→ **Entries taken from a collection**
------------

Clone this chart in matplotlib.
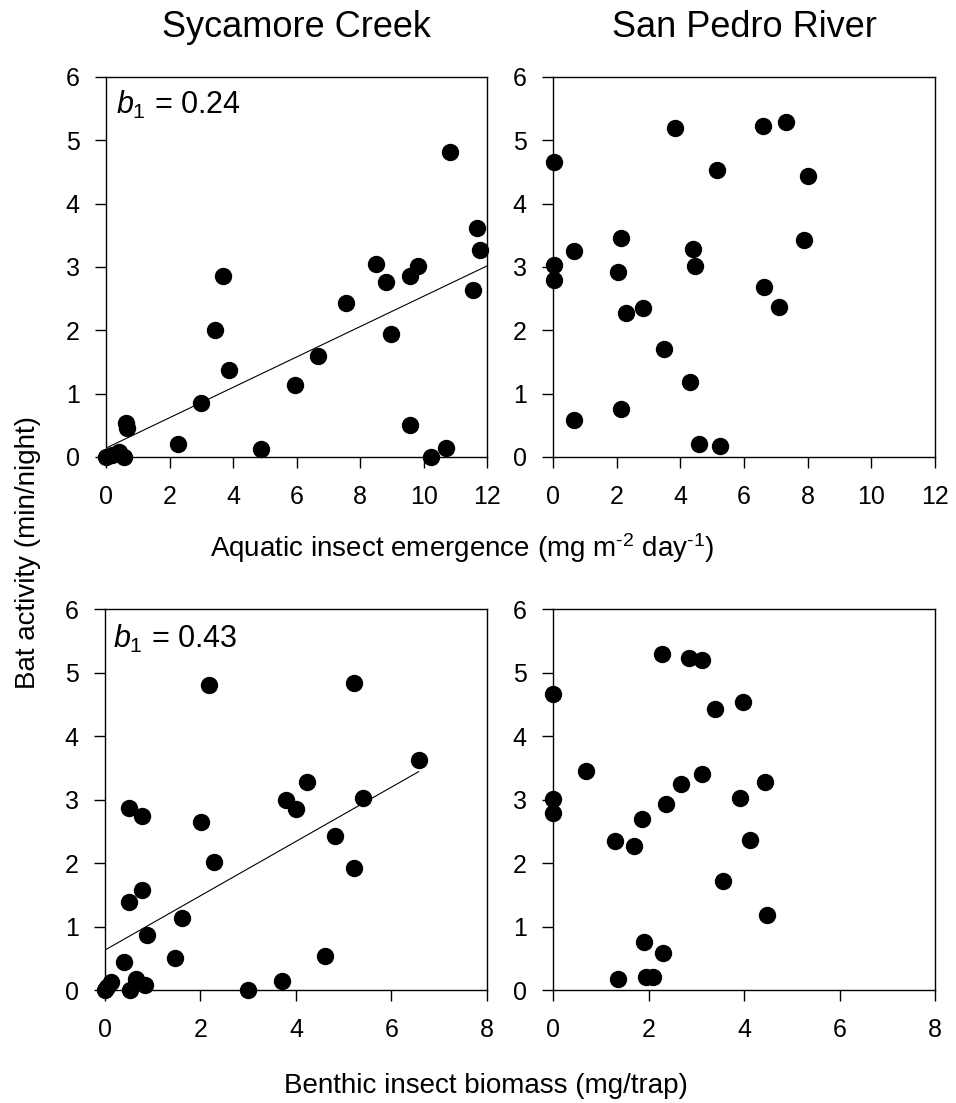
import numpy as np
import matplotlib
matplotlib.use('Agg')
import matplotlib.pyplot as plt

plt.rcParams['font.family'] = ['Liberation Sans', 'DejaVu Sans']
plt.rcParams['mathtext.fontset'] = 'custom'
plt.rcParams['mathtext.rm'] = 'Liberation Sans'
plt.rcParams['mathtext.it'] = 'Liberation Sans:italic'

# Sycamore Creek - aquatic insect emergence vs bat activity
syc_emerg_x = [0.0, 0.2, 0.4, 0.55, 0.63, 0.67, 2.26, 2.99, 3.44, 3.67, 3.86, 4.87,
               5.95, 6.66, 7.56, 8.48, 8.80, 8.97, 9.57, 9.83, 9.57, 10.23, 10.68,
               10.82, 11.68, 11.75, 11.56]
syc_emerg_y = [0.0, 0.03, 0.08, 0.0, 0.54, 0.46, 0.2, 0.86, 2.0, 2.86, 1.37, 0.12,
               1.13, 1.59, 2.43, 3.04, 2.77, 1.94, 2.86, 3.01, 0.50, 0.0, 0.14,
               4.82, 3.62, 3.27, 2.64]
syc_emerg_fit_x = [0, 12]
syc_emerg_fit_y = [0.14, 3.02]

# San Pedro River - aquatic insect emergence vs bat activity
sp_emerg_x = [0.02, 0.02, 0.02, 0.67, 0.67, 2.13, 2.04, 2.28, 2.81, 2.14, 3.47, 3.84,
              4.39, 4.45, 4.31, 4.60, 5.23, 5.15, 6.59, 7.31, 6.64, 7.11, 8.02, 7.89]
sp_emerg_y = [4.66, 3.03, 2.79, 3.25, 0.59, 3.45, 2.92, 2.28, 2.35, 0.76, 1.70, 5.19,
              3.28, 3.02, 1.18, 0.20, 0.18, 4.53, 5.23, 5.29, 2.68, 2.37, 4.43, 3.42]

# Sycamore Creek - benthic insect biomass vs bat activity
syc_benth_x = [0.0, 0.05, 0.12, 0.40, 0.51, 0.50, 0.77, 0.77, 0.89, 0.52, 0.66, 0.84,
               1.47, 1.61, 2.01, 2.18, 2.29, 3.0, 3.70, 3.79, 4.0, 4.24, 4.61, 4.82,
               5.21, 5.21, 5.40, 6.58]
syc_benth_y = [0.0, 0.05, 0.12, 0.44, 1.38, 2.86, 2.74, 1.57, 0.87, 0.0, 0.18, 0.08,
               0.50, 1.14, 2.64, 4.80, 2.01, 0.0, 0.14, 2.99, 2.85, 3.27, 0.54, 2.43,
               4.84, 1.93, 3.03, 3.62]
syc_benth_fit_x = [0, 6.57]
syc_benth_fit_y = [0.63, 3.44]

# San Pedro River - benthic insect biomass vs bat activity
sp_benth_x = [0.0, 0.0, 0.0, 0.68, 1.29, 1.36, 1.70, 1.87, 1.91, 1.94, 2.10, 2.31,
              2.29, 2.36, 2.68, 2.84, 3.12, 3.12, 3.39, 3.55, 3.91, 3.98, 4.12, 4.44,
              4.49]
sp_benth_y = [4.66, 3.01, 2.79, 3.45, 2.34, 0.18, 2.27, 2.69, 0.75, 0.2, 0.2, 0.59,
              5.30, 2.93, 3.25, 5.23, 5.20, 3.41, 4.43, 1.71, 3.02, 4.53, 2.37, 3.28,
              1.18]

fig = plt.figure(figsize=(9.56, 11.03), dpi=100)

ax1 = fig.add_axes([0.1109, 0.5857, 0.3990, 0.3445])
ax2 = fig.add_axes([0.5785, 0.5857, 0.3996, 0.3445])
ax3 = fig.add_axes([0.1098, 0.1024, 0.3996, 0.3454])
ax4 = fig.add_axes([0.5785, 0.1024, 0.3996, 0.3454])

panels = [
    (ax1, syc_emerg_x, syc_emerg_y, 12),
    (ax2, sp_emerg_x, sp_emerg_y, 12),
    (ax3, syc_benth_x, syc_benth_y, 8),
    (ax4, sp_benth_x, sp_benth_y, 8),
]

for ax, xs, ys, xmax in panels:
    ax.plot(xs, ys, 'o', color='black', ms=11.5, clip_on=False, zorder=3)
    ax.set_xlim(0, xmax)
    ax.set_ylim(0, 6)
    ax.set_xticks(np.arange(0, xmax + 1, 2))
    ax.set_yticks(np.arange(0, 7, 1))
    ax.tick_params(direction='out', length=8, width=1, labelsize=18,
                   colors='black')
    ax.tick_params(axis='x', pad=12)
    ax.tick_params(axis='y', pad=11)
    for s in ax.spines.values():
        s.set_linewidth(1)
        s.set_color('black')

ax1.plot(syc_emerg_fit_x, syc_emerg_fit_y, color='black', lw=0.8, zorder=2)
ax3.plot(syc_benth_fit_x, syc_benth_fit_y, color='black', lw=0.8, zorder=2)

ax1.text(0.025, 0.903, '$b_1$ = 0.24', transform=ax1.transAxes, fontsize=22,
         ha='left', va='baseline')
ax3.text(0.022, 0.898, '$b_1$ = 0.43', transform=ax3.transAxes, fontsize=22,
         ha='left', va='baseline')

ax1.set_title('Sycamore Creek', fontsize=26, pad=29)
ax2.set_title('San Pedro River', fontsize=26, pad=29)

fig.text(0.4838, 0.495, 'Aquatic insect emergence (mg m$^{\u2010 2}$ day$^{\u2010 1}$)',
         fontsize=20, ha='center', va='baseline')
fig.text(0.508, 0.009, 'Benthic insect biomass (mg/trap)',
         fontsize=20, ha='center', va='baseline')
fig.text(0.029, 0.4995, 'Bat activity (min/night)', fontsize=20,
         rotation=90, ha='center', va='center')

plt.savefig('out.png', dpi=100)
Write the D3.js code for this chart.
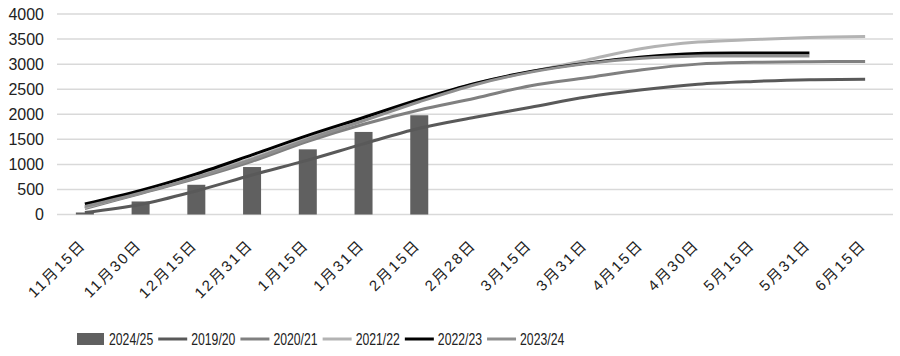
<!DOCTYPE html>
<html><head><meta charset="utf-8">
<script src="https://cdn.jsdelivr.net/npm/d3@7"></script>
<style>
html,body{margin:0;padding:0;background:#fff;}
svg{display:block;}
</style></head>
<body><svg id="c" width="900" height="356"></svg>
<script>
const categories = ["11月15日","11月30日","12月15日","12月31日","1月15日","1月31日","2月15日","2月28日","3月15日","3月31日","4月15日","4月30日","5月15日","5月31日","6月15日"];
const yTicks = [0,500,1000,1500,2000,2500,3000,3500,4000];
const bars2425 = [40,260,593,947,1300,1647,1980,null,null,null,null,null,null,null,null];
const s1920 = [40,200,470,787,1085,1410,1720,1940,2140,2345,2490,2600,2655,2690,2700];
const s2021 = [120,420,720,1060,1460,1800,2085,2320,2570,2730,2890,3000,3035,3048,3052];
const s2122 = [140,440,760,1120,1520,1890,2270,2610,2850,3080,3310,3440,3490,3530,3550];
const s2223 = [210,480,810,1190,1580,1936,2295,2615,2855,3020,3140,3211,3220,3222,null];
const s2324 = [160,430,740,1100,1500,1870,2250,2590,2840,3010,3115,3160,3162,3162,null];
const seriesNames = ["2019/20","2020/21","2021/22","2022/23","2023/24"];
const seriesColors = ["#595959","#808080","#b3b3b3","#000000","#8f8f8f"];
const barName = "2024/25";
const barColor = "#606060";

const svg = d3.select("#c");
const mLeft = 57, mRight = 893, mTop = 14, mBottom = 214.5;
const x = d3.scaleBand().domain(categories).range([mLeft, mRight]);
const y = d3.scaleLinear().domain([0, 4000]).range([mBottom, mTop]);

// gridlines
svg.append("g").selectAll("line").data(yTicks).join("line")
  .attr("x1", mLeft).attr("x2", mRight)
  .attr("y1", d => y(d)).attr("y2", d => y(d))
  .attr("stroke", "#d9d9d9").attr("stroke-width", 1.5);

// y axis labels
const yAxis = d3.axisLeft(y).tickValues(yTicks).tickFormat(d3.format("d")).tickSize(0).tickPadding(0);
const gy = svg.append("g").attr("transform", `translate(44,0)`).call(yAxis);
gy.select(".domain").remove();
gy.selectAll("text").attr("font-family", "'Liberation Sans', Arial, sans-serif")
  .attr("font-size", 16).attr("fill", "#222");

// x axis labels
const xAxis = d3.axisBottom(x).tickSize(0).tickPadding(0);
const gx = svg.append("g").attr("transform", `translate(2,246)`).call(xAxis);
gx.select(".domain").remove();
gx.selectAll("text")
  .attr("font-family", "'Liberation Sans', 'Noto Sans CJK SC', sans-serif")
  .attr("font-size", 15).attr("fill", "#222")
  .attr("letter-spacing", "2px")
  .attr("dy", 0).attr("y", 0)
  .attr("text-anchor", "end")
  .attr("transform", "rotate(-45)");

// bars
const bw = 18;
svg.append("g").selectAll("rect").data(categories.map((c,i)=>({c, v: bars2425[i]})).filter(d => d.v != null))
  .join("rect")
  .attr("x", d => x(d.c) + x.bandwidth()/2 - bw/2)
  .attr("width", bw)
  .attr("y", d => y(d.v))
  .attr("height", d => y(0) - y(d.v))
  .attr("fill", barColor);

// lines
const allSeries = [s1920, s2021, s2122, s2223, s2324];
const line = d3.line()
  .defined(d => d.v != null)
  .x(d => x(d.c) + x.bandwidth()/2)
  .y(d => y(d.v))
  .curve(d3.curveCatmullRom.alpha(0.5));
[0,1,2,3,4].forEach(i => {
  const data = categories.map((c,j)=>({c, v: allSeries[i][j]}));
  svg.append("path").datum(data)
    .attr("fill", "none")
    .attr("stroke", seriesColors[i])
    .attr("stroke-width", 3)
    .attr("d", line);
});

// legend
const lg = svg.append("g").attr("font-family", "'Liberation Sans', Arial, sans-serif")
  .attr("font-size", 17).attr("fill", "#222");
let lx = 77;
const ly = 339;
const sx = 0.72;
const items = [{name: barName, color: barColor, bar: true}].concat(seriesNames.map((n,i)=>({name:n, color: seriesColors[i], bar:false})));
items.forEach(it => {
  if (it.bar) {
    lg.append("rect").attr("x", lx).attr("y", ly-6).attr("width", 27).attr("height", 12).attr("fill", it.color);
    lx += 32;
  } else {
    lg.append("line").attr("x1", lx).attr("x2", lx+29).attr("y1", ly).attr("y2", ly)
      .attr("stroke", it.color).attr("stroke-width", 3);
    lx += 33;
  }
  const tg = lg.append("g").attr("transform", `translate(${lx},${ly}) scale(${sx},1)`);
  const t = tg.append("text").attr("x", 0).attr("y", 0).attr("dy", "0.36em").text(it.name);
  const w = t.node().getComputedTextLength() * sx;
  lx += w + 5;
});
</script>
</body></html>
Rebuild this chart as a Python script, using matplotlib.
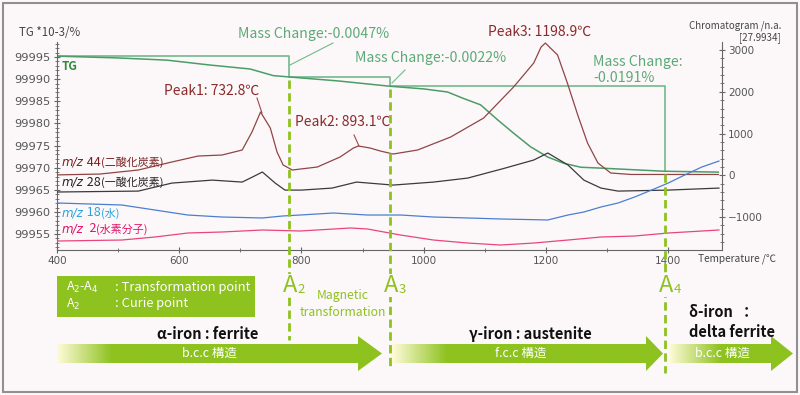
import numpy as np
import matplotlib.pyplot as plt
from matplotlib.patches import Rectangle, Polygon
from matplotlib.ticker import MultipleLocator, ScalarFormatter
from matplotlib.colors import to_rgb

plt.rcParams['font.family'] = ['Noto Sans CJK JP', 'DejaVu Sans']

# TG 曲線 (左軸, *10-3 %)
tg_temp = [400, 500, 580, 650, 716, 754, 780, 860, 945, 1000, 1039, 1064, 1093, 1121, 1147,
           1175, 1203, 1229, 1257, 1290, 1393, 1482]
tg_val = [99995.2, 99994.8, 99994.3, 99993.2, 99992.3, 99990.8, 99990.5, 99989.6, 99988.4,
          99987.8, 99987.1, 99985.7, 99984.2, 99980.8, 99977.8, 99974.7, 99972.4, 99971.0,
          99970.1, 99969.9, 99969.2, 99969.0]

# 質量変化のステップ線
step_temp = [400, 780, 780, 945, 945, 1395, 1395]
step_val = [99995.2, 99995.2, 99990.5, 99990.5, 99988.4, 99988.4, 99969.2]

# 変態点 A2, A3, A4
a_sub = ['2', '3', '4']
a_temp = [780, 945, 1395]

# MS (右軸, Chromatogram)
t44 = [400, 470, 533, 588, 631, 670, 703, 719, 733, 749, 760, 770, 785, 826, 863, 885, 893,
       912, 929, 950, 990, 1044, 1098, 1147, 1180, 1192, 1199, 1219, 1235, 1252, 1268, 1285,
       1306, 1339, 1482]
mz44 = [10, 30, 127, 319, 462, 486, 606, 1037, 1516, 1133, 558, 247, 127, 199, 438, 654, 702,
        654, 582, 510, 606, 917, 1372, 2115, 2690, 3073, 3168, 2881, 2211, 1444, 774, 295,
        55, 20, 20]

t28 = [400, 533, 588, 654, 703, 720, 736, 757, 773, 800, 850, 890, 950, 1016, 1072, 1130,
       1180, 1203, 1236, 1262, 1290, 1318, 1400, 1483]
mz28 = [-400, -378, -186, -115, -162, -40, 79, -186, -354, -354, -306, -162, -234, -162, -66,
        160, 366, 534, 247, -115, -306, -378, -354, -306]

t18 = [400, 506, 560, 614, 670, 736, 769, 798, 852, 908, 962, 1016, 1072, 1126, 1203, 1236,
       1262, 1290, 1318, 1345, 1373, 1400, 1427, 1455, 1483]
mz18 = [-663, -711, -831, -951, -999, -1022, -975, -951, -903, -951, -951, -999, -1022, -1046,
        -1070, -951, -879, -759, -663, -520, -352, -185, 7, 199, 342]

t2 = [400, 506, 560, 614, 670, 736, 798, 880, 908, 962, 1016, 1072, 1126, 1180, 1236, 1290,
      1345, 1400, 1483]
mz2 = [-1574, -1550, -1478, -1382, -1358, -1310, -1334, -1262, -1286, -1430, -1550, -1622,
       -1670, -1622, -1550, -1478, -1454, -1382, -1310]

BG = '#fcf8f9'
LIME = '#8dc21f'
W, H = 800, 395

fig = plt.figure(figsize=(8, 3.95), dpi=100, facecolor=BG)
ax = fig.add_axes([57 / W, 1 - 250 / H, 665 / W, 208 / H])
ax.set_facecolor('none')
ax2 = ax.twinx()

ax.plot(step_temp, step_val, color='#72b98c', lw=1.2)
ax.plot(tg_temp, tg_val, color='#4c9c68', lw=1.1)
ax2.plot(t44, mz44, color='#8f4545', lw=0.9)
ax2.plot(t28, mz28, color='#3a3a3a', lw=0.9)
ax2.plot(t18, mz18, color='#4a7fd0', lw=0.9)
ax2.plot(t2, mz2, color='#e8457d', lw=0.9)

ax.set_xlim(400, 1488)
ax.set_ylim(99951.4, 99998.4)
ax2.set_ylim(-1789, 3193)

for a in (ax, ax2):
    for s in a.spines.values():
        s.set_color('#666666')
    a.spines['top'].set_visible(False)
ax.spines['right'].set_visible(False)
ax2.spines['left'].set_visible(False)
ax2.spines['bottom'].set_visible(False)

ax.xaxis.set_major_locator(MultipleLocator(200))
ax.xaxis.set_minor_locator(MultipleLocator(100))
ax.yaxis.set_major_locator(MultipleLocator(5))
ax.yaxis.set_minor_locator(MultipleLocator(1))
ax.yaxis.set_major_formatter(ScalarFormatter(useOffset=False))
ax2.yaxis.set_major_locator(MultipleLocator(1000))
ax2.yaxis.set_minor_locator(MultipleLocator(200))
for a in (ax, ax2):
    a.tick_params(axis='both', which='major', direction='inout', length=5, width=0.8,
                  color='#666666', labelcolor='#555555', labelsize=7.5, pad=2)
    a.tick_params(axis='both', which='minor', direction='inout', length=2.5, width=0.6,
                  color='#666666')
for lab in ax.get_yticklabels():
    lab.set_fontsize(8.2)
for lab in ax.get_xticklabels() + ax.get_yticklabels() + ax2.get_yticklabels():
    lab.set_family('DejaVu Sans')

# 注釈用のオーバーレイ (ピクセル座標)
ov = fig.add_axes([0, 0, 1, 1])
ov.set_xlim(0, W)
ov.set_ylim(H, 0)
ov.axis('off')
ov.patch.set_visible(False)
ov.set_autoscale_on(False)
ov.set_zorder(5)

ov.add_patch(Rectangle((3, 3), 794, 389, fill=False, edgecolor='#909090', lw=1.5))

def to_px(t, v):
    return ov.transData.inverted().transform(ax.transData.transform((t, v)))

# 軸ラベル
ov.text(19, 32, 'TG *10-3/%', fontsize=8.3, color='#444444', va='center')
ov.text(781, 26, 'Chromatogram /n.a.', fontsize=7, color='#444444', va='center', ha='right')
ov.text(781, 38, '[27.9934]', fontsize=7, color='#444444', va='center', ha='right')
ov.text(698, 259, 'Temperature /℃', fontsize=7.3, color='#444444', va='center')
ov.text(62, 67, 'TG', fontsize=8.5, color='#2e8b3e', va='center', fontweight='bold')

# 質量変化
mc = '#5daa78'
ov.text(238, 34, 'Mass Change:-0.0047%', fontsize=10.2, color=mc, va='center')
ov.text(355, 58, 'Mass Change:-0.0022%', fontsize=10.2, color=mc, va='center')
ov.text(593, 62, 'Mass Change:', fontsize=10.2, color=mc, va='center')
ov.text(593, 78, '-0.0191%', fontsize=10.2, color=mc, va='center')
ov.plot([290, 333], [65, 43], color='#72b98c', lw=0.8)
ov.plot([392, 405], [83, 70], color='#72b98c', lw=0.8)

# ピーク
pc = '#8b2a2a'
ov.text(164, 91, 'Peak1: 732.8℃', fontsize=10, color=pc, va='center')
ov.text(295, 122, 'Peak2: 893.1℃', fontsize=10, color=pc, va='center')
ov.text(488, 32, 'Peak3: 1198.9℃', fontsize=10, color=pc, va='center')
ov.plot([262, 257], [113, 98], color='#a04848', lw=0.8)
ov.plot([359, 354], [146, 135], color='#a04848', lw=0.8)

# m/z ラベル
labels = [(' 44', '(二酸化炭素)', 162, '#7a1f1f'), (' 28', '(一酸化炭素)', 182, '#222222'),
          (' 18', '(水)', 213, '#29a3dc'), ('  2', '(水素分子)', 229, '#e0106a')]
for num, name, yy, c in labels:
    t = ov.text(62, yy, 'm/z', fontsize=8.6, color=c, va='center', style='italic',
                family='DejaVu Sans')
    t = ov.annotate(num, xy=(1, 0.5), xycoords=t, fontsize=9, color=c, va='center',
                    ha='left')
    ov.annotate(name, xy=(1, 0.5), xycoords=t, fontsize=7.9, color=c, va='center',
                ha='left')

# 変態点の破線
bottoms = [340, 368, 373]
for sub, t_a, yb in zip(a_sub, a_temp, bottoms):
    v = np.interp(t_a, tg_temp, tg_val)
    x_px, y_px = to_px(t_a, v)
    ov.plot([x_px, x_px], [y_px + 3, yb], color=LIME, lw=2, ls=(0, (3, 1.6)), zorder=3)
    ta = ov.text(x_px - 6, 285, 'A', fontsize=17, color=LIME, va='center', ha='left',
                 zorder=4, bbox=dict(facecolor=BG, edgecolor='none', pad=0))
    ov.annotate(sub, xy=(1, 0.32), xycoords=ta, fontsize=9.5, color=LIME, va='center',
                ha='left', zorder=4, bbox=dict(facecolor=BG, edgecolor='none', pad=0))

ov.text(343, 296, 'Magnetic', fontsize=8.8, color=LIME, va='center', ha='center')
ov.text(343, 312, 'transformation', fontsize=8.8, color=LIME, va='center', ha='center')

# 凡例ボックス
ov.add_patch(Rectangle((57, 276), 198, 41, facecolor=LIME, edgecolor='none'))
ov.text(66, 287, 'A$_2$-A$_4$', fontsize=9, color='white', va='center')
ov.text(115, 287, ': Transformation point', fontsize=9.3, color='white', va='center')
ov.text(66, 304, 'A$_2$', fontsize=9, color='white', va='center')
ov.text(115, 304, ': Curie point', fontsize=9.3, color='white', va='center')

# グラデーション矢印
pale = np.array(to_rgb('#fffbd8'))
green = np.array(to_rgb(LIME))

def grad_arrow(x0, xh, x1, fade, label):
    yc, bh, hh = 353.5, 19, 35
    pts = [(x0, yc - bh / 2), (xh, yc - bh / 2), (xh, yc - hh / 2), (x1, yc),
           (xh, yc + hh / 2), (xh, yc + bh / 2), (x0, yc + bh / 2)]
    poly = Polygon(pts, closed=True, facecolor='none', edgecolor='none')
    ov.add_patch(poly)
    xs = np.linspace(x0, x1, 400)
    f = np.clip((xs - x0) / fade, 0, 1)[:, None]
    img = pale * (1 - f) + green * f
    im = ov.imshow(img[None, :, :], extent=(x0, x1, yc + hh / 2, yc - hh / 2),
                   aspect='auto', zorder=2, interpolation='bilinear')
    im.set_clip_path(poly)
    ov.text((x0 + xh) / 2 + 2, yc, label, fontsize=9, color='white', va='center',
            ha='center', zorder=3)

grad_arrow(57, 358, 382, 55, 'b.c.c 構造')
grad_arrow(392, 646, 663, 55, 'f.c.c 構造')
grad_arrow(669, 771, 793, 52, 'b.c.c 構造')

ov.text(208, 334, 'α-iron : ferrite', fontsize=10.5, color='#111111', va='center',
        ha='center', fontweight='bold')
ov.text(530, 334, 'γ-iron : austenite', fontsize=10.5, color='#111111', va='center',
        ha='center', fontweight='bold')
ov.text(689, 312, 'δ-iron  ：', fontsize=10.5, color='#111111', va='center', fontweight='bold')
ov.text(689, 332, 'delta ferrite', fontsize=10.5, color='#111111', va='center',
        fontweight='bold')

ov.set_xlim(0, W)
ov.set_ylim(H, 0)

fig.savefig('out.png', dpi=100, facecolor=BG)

------------

Look above for the line with "Rebuild this chart" and the line with "99970.1, 99969.9, 99969.2, 99969.0]"; set down those two lines and all lines between them exactly, without pictures and without anything else.

Rebuild this chart as a Python script, using matplotlib.
import numpy as np
import matplotlib.pyplot as plt
from matplotlib.patches import Rectangle, Polygon
from matplotlib.ticker import MultipleLocator, ScalarFormatter
from matplotlib.colors import to_rgb

plt.rcParams['font.family'] = ['Noto Sans CJK JP', 'DejaVu Sans']

# TG 曲線 (左軸, *10-3 %)
tg_temp = [400, 500, 580, 650, 716, 754, 780, 860, 945, 1000, 1039, 1064, 1093, 1121, 1147,
           1175, 1203, 1229, 1257, 1290, 1393, 1482]
tg_val = [99995.2, 99994.8, 99994.3, 99993.2, 99992.3, 99990.8, 99990.5, 99989.6, 99988.4,
          99987.8, 99987.1, 99985.7, 99984.2, 99980.8, 99977.8, 99974.7, 99972.4, 99971.0,
          99970.1, 99969.9, 99969.2, 99969.0]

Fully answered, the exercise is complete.